Departures, Arrivals

The son beat me to the draw. His post says it all, this perpetual rigodon we all go into, we families of exiles and contract workers abroad. The ritual for all exilic familiies is the same: first name, sadness; last name, sorrow. One is a cognate of the other, a synonym of ugliness.

Seventy days of being in town, as the American idiom would say, is not seventy. A large chunk of this 'small time' in a warm and hot place like the homeland, in summer as in the calendared beginnings of the rainy season, had been spent doing errands for that language and culture struggle many of us have been involved with in a long while.

Meetings took me to familiar and strange places, with the lowly and with the mighty, and with the co-warriors on the road, nameless now, but their names are etched in the history of peoples deprived of the only thing that has meaning: freedom.

For in the homeland, freedom has become a franchise of the few, the entitled, the privileged. Many of these are culture brokers and powerful academics, powerful because they have the right connections to effect culture and language change in accord with their political aims.

For the many, freedom is something you sell your soul for, something you trade with your ethnolinguistic identiy.

You go through a daily barrage of Tagalogism if your are poor.

You go through a daily appointment with either Wowowee or Eat Bulaga if you are not moneyed.

You go through a daily rendezvous with a nation that has forgotten that it is duty-bound to look after the exiles and overseas contract workers.

Sometimes I think of the absurdity of taking part in a struggle in the homeland when I am here, far away, and in so many ways being made busy by the professional and personal circumstances of my life. An American English with the faux accent would be just fine. You can earn your minimum wage with it by ending up as a per-hour worker in a grocery for the rich. So I can always, 'No can, no can fight the struggle for multilingualism and multiculturalism.'

Then again, there are things that simply do not get settled.

They come to torment you even in your sleep, even in the very moment of escape, like my own escape each time I leave the country for months and months of absence.

Like this struggle for the Amianan languages and cultures--the struggle for recognition and affirmation, the struggle for freedom from internal domination, from internal colonization.

The big trouble in the homeland is this: that the new oppressors of the homeland come from the ranks of the oppressed.

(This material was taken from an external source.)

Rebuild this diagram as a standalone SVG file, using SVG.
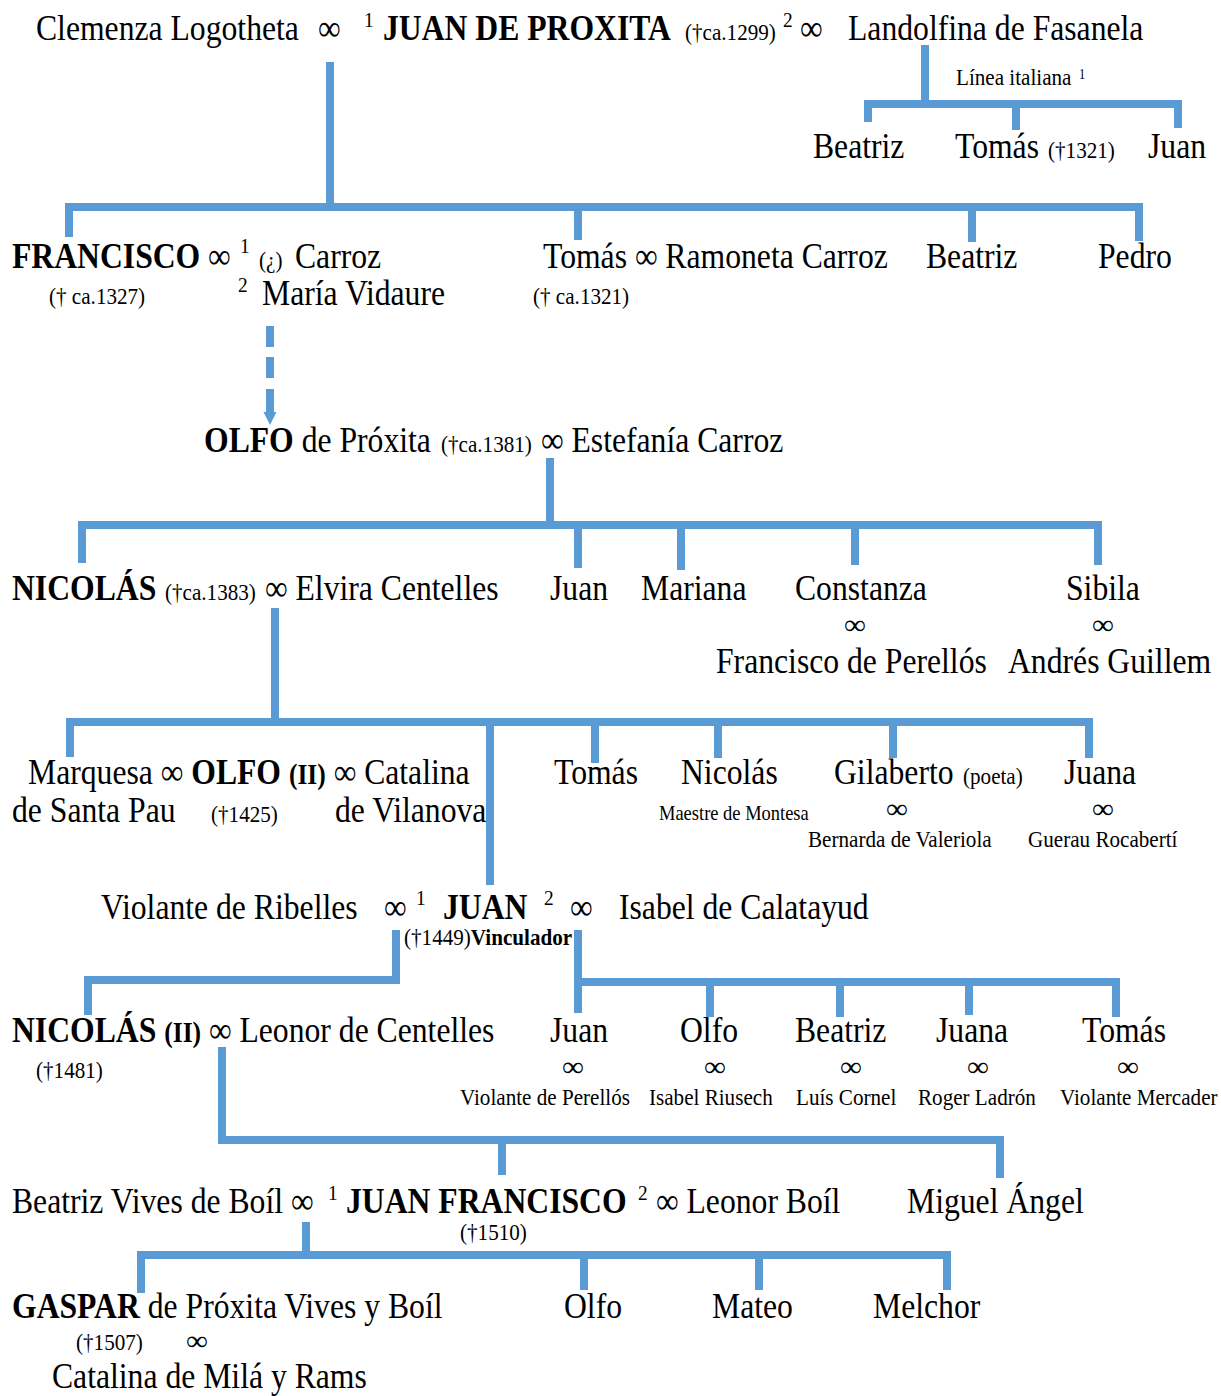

They have won, with their idea of 'nation' and 'national language' lording it over our 'national life.' Now the victors have forgotten the roots of their victory.

Now, we the vanquished have no options but to be believe in the victors' unruly definition of nationhood premissed on the singularity of language and the world-view that attends to that language.

Ah, the victors. They write history. Their history.

I was thinking of all these things even as I was saying goodbye to my family.

It was three o'clock in the morning. Darkness ruled the foothills and mountain slopes of that part of Marikina where we live.

I heard the agitated barking of dogs as if saying, 'someone is fleeing the homeland.'

I held my tear by stroking the head of the older daughter, then the son, then the sleeping youngest, whose childhood is forever marked by my absence.

There was guilt somewhere and the hurt--the hurt--oh, well, how does one ever get to commence a healing for that?

I sat in the back of the car motionless, the silence of my heart my only language.

Soon, I would arrive in another land and there, there in that land, the struggle would take on a new life.

I prayed--and hard: this struggle must be won.


A S Agcaoili
Narita, Japan
Jul 31/07

2 comments:

ie said...

the struggles will be won, itay. and soon.

Ariel said...

thanks. 72 years of illusion is too long for our peoples and nations. i hope you become part of this struggle for self-determination, justice, and fairness.